## Dataset content

----

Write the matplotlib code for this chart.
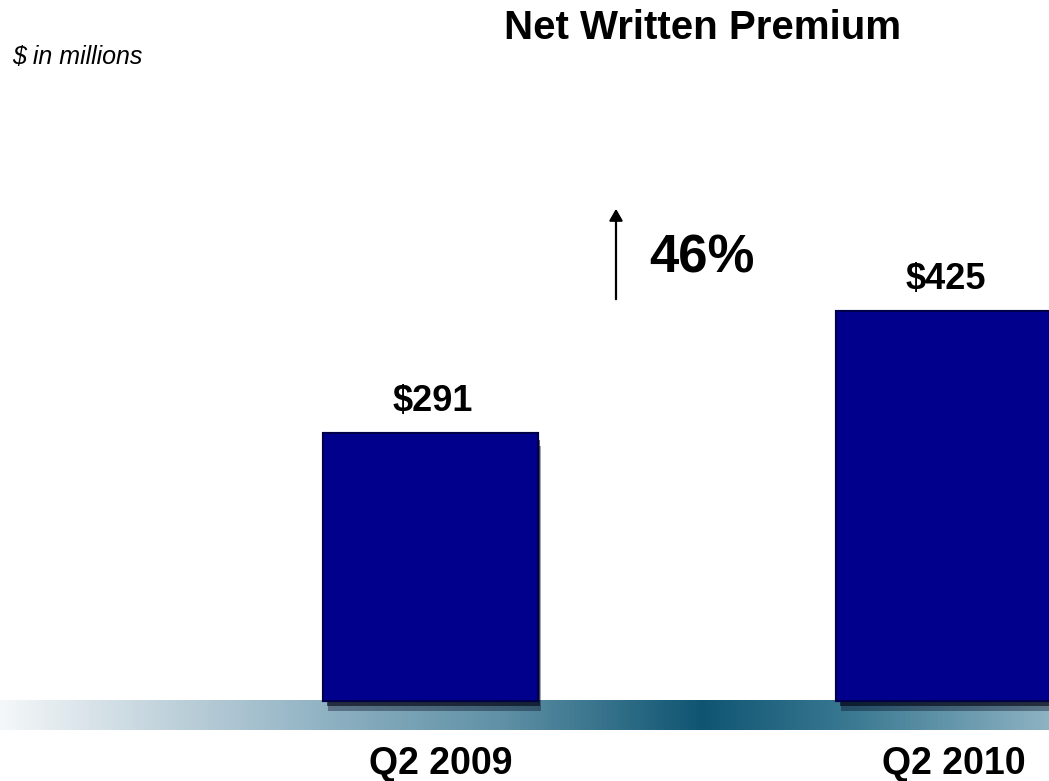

----

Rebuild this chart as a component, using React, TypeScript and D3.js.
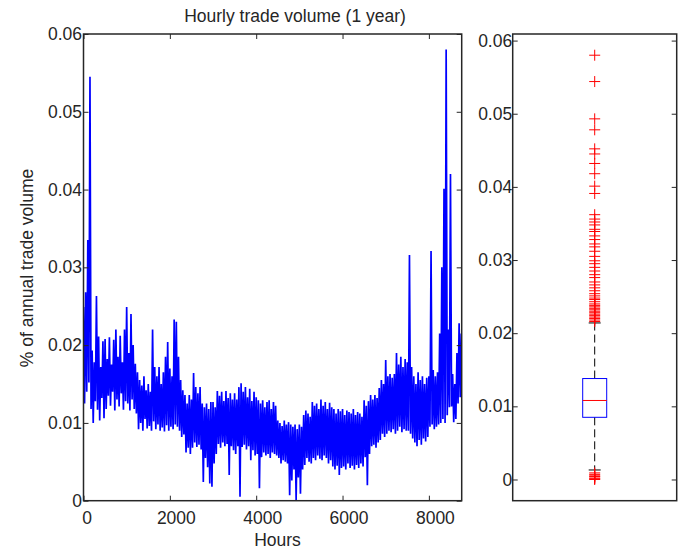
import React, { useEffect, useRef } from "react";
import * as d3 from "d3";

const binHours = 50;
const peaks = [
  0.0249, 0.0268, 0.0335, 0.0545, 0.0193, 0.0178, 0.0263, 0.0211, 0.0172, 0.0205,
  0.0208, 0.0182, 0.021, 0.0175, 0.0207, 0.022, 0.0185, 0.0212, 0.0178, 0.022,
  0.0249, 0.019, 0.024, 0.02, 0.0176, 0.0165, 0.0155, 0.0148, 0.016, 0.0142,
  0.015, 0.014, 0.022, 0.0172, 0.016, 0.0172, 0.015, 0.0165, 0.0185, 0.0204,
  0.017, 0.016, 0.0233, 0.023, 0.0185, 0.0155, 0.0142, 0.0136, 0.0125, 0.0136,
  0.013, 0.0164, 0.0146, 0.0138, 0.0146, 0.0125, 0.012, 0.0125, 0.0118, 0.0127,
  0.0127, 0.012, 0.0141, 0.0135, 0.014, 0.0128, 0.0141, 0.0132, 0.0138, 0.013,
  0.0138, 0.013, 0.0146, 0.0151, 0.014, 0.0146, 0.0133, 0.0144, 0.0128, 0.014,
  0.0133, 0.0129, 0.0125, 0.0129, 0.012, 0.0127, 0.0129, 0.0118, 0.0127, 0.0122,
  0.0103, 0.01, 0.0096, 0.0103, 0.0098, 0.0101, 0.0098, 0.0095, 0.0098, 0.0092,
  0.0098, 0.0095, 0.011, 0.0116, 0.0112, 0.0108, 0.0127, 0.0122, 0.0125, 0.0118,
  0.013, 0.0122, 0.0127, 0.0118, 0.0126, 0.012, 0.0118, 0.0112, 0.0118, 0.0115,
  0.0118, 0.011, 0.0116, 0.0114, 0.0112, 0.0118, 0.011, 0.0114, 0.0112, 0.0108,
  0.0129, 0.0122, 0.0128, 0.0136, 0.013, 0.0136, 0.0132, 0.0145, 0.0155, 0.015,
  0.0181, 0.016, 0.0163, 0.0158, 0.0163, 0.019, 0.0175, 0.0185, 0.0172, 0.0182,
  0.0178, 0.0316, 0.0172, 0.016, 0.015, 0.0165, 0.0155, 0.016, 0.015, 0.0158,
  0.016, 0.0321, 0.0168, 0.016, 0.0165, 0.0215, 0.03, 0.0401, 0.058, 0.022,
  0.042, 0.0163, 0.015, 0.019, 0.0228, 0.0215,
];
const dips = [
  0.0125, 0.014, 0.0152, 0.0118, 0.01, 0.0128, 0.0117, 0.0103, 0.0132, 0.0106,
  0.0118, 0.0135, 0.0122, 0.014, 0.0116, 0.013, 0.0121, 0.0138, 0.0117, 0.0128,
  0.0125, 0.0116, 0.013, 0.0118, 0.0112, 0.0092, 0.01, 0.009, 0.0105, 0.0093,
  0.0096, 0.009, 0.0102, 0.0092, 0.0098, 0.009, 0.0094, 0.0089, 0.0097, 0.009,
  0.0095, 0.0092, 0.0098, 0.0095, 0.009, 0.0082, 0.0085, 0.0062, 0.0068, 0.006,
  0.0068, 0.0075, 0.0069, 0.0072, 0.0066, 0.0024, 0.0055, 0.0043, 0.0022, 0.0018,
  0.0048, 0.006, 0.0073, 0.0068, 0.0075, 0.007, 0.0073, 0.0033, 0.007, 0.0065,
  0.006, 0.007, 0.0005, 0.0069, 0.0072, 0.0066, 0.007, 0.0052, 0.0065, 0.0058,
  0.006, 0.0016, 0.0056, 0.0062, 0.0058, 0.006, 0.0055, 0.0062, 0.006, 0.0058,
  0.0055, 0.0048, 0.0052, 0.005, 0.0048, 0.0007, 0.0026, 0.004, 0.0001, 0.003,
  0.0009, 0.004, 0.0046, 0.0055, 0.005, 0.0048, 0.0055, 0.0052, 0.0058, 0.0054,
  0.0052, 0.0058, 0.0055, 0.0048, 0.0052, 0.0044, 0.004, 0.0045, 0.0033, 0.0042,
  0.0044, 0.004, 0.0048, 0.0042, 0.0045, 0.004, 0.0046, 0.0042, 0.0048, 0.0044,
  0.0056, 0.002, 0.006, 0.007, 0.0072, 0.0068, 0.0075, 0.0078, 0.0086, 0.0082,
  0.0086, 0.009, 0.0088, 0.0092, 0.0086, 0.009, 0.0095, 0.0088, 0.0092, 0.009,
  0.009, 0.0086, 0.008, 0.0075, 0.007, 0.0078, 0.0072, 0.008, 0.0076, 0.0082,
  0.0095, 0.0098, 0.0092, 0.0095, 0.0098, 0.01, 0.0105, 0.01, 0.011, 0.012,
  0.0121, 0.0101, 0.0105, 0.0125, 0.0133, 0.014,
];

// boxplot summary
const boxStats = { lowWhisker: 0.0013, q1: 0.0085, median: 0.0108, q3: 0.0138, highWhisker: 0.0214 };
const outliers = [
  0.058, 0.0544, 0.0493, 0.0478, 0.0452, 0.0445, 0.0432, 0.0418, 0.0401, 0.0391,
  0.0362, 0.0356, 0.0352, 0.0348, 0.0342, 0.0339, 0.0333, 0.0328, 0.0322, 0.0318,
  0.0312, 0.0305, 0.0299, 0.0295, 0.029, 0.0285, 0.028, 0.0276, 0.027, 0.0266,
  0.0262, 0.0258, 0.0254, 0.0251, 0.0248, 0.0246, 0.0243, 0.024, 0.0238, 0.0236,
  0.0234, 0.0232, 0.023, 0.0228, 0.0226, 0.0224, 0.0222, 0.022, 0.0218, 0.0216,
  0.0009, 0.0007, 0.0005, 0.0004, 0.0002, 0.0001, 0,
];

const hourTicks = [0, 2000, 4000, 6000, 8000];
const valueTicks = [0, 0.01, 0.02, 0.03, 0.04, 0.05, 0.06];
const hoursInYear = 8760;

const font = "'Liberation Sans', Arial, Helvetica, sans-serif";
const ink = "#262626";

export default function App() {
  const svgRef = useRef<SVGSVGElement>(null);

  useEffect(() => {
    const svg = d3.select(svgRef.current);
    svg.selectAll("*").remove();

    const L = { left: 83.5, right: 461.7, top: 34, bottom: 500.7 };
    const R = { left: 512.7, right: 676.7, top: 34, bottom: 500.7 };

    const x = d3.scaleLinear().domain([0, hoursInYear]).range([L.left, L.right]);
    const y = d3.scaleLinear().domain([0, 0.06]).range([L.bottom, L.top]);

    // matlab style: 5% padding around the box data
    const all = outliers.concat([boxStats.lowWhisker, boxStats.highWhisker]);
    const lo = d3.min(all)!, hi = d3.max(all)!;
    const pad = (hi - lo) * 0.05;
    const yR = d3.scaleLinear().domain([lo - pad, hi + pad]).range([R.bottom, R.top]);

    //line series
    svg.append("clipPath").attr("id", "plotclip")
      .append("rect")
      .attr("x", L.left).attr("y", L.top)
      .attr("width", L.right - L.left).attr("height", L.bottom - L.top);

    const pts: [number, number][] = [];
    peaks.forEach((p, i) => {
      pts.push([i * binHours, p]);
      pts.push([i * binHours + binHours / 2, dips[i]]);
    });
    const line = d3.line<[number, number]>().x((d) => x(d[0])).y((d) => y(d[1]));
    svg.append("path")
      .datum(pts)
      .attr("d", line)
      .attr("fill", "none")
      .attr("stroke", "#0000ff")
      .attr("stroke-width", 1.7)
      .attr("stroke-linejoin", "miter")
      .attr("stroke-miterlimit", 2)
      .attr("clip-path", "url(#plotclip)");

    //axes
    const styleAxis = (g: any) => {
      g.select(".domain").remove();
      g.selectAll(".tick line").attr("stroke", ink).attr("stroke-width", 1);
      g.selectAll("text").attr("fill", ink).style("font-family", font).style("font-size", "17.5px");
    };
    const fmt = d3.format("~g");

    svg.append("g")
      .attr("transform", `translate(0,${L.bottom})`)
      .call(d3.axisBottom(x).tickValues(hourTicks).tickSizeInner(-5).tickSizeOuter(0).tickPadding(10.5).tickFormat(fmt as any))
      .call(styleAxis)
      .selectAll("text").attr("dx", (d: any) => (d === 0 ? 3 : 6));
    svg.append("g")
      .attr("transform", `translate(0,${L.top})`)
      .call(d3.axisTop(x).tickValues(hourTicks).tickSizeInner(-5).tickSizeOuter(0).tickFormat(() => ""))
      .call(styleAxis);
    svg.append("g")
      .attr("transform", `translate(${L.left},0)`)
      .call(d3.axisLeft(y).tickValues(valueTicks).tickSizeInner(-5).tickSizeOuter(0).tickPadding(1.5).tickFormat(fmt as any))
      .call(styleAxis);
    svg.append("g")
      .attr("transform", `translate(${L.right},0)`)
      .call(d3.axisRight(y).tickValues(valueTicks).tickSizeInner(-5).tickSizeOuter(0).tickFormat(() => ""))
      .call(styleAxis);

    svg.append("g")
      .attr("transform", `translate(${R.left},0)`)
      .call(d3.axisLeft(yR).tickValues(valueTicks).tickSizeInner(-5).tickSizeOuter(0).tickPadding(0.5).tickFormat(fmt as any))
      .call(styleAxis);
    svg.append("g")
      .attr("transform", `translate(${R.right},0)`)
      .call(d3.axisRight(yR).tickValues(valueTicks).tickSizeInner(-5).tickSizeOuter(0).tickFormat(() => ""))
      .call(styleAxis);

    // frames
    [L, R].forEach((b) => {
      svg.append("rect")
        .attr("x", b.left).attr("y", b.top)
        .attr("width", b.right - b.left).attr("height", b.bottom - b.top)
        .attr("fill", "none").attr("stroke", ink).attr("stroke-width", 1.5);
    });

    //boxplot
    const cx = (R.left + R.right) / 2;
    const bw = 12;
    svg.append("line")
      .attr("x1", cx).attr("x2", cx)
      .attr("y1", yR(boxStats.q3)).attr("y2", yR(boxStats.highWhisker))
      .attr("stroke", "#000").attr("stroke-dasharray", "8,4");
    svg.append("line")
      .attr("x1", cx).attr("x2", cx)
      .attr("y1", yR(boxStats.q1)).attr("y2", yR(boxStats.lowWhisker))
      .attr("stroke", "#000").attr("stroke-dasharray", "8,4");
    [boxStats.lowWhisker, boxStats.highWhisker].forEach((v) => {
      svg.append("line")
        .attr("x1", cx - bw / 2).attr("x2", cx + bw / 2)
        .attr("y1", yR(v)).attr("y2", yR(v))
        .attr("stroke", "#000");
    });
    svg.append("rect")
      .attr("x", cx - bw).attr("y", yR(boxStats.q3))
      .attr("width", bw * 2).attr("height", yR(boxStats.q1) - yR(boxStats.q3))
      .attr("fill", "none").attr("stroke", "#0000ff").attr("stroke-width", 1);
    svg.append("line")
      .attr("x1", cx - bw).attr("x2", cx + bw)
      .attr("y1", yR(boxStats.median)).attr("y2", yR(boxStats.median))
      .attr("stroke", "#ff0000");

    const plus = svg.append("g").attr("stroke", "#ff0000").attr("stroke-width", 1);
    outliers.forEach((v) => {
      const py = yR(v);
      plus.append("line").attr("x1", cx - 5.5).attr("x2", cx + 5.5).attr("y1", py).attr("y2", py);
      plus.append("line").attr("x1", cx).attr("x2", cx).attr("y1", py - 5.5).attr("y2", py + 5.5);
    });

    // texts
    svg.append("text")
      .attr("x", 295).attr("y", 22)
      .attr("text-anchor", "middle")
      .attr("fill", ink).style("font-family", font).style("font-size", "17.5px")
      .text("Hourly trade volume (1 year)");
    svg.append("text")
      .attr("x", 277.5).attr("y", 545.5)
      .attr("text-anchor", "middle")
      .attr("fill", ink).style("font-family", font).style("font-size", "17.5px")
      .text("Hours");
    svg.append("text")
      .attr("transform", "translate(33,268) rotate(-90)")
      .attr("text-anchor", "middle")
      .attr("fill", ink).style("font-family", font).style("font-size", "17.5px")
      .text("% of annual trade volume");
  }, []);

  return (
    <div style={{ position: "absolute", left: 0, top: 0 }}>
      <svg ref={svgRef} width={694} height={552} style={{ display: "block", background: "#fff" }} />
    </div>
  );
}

----

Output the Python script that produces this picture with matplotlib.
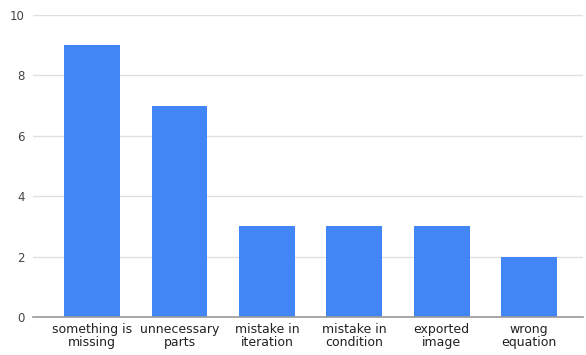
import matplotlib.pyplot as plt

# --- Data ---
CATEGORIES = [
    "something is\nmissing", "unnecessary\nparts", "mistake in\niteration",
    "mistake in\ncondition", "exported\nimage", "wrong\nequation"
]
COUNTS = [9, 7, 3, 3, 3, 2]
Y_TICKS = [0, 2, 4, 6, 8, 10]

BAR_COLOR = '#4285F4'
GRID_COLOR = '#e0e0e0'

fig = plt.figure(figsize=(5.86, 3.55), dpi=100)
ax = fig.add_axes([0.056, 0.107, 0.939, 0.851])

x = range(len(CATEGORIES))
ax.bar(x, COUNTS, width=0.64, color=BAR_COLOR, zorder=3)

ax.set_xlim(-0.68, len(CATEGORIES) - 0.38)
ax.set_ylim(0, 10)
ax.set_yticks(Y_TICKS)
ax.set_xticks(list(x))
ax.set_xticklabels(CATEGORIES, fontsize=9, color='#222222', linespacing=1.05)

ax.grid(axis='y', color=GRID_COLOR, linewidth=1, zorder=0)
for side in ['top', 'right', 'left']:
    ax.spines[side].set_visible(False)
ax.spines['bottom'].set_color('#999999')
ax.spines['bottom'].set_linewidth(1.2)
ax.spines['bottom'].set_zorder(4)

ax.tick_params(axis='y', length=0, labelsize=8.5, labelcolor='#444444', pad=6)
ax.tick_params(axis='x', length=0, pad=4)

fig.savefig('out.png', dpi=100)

----

Make an exact copy of the lines from the one holding "Rebuild this chart" through the one holding "import * as", end lines included, without the pictures.

## Answer to the problem
Rebuild this chart as a component, using React, TypeScript and D3.js.
import React, { useEffect, useRef } from "react";
import * as d3 from "d3";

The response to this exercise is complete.